Stocks with exactly the same economic fundamentals were great buys for investing in stocks with Sensex at 20,000; but they are bad investments today with Sensex at some 10000 odd! Is it so?
Had the Sensex been at 30,000 today, we might have justified the level by quoting many facts and statistics. Some of them could have been: The interest rates are on their way down and back to the levels of two years ago. Inflation is down to nearly 6.5%. The rupee is at an all time low of 50 against the dollar. The crude prices are below $50 a barrel.

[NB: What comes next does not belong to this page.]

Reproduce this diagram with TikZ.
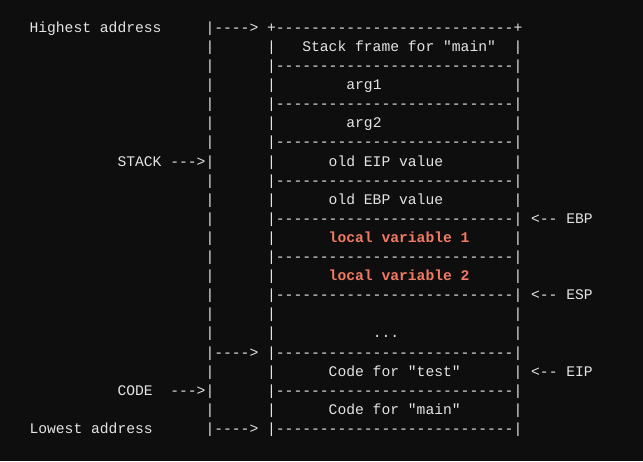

With the new pay commission for the central government employees and significant pay hike just announced for the PSUs, the urban purchasing power should be strengthening. The year has had its standard quota of monsoon. The last quarter ended fairly well, at 7.5% growth. Nearing elections, the government has been bending backward, easing up on an array of policies. The government has already announced its continuing commitment to invest heavily in infrastructure.

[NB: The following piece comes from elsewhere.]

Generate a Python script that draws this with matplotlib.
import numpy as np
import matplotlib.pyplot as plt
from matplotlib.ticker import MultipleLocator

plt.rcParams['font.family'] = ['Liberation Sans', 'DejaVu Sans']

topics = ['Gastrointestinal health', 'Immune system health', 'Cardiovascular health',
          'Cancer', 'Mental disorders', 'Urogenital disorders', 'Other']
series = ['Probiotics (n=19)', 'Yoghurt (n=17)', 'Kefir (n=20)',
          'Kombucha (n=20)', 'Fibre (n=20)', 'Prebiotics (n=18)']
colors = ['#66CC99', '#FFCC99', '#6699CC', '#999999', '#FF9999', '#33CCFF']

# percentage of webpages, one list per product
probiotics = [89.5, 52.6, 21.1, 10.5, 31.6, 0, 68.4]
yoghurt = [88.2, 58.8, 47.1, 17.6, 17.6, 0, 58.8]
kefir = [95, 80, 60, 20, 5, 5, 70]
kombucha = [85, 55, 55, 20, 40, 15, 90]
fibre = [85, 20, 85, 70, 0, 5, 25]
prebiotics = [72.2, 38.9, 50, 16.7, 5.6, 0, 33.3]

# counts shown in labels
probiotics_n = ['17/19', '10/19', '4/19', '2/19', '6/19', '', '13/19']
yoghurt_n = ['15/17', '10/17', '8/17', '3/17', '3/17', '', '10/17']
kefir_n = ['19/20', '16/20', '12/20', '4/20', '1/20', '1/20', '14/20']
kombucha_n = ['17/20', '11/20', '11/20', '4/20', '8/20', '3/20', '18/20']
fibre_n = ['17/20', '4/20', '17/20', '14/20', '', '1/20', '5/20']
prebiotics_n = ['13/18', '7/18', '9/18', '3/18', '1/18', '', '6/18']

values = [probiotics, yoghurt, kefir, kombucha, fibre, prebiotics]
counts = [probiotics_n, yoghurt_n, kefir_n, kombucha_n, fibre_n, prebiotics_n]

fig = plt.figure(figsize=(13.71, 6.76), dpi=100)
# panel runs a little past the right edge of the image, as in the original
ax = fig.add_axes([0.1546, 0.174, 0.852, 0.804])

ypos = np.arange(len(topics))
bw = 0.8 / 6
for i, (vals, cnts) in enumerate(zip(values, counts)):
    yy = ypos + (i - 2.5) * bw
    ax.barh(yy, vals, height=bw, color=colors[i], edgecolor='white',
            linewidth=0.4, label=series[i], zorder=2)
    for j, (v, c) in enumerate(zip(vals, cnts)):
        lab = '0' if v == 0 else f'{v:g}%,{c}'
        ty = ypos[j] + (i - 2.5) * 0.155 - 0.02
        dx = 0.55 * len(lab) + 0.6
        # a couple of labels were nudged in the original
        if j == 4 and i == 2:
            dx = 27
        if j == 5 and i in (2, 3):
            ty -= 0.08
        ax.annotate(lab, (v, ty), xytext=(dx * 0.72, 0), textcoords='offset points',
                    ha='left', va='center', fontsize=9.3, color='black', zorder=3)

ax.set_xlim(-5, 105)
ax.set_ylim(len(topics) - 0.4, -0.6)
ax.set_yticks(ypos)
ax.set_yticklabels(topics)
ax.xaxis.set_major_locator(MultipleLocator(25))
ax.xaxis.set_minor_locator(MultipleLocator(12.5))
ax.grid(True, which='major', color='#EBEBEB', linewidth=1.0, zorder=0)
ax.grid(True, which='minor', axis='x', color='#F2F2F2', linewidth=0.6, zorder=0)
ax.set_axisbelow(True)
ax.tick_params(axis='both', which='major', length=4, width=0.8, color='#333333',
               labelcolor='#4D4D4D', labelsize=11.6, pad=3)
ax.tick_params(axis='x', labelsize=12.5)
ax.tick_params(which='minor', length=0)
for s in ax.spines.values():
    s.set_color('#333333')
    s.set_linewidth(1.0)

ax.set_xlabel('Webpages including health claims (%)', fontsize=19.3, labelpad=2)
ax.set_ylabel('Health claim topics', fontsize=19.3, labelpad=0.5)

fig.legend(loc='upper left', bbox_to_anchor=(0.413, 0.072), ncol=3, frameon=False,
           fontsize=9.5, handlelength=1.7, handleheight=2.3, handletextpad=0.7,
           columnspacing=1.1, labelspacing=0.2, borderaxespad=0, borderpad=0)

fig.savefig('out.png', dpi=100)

Real estate prices are down to more realistic levels and home loans are headed southwards as well. The worst hit suffered by an Indian bank by the subprime crisis is the ICICI Bank, according to which the hit is a mere $32 million that has been accounted for by the bank. Our foreign exchange reserves remain a healthy $260 odd billion. The Mumbai terror attack has unified the country like never before. Mumbai is on the move again.
But Sensex is not at 30,000. It is closer to 10,000. Not counting the Mumbai terror attacks, which were a later phenomenon, our gloom about the financial crisis is all about the Sensex plummeting below 10,000. So our financial crisis is really a crisis of Sensex rather than any real effect of the subprime related crisis.
Why did Sensex crash from 20,000 to under 10,000 within a year? Not because our economic fundamentals have crashed overnight. Why did Sensex climb from 10,000 to 20,000 earlier in the first place (a question rarely asked)? Not because our economy had performed some unheard of miracle. The Sensex soared because some foreign institutions, with their home markets hardly offering any investment opportunities invested heavily in our market. And it plummeted when they took a big hit back home, needed their money real bad and fast and pulled back their investments. Soon they will have no option but to bring the investment back to our doorstep.
It is strange that when prices fall in general, we are all happy because goods are now better value. But when stock prices fall, we shed copious tears. Exactly the same stocks with exactly the same economic fundamentals were great buys with Sensex at 20,000; but they are bad investments today with Sensex at some 10000 odd!